Güney Afrika’daki Cape Point’te tuzlu ve tatlı suyun karışmadan akması, ayetteki gibi (Furkân, 53: “Biri tatlı ve susuzluğu giderici, diğeri tuzlu ve acı olan iki denizi karışacak şekilde salıveren ve ikisi arasına bir engel, aşılmaz bir perde koyan O’dur.”). Evet, mucizevi. Ancak CP keşfedilene kadar, ayetteki “deniz” kelimesi “ırmak” olarak da yorumlanarak deniz ve ırmakların bütün gibi birleşip birbirlerine karışmaması olarak da yorumlanmış. Bu ayetteki manası değiştirmiyor. İkisinde de mesaj ve nitelenen aynı; karışması beklenen iki şeyin karışmamasına şahit olunuyorsa bunun tek sebebi Allah. CP varolmasaydı bile ayetin anlamı ve vurgusu değişmeyecekti.

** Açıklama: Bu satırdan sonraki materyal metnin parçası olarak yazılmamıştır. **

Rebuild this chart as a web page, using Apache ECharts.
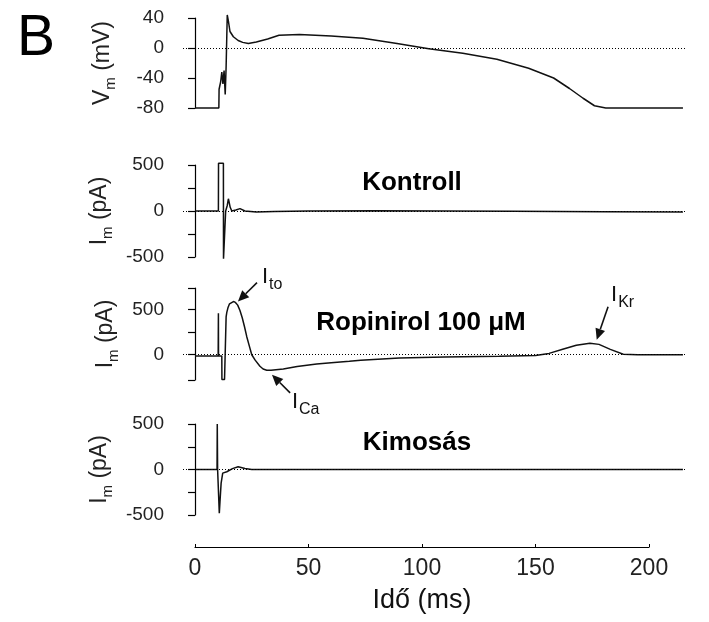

Ancak her surenin her ayetinde bilimsel olarak da ispatlanabilen CP’imsi örtüşmeler aramak, Kur’an’ı yeryüzündeki doğal olaylara/sistemlere entegreliğine göre “kanıtçı yorumlak”, parmak izi örneğindeki gibi ayetin asıl vuruculuğunu ve maksadını ıskalayan yorumlar demek. Bu da Kur’an’ı (ve herhangi bir başka inancı) varoluş amacından ve doğal olarak da ait olduğu manevi ve felsefi düzlemden koparmak demek. Sanılanın aksine, dini metinlerin manasını “katı maddi dünyada aramak” ruhaniyetle beslenenin ruhani kaynağını dünyeviliğe yönlendirir. Bu durumda dini metin önce anlamını, sonra önemini, sonra da varlığını kaybedebilir.

Kısaca, bilim üzerinden onaylanma/tasdiklenme çabası beklenenin tam aksi istikamette sonuçlara yol açabilir.

@erce’nin bahsettiği bütüncüllük üzerinden hareket edilmesi herkes için daha hayırlı olacak gibi.